Suicide hot line prank call highlights mental health services available to area families
By Kathryn Brenzel
The Express-Times
December 30, 2012
A call confessing suicidal thoughts sent swarms of law enforcement descending on a house where they expected to possibly find a slain teenage girl and her father, who’d confessed to shooting her.
What they found was a 17-year-old Mansfield Township boy who’d invented the plot as a prank, police say.
The teen, later charged with creating false public alarm, allegedly called a Warren County suicide prevention hot line and said he’d shot his daughter and was thinking of turning the gun on himself.

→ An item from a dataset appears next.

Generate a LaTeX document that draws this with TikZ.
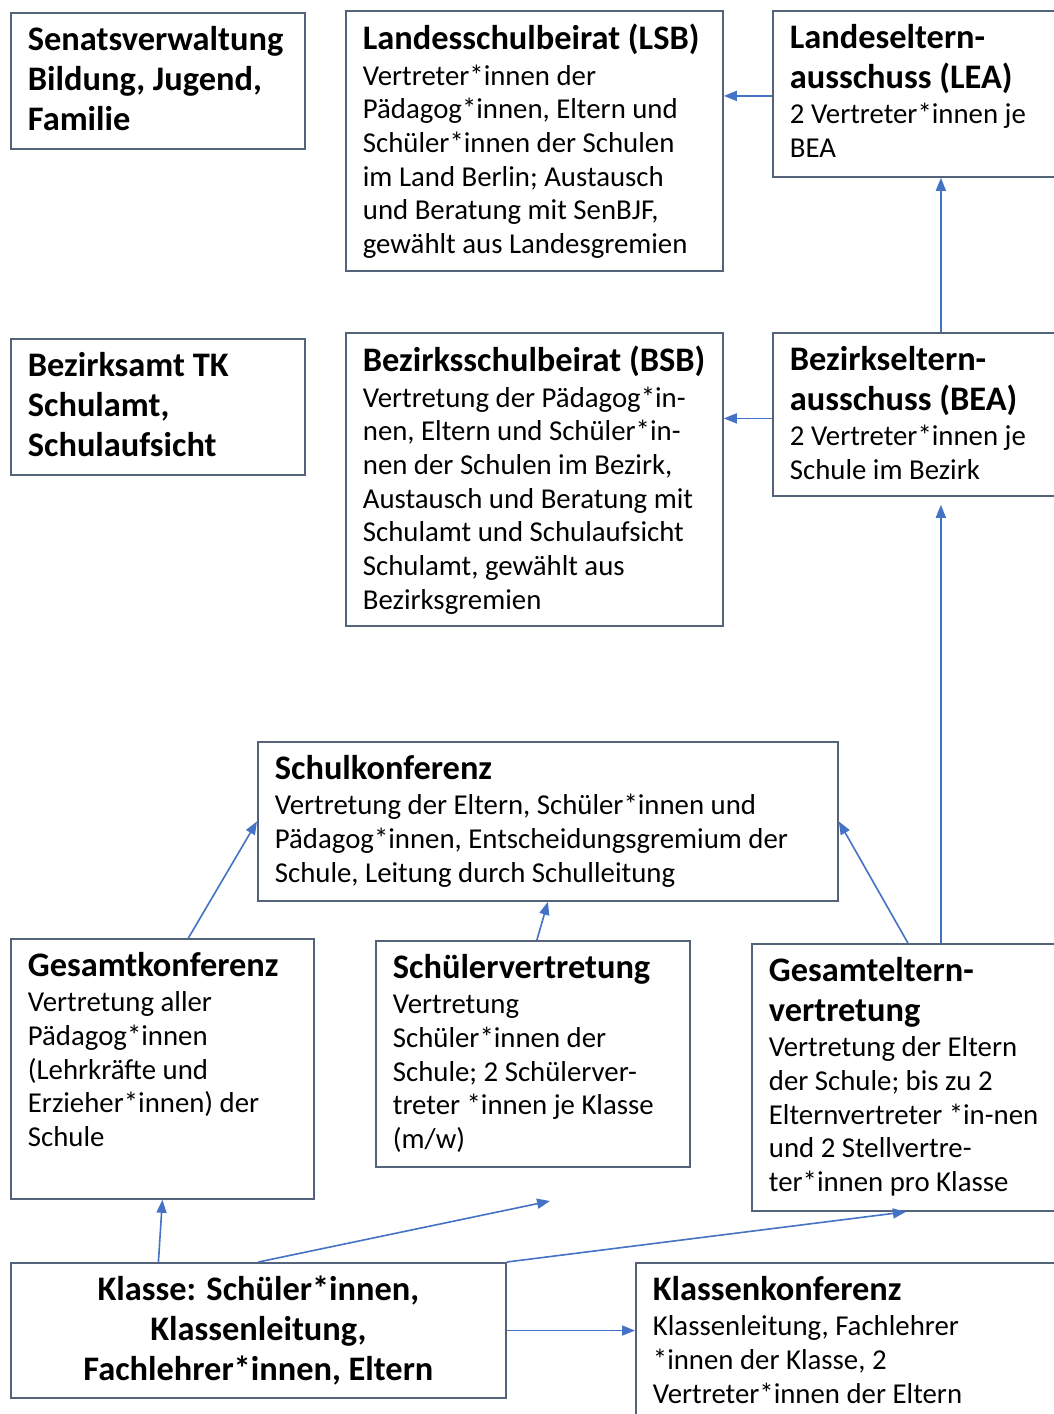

Several agencies responded, ultimately wasting resources and incurring overtime costs, said Mansfield Township police Lt. Michael Reilly.
The threshold of anonymity on suicide hot lines is crossed when the caller threatens harm to others or themselves. At that point, law enforcement is contacted, Reilly said.
“It puts everyone at risk because we don’t know what we’re responding to,” he said of the prank. “Everybody’s short on resources. Any major event, we all help each other out.”
The alleged joke highlighted the severity of making false reports, but it also showed how a county network can react to crises involving children and their families.
Communication between crisis intervention, law enforcement and other mental health agencies is key to quickly and accurately responding to situations, said Warren County Prosecutor Richard Burke.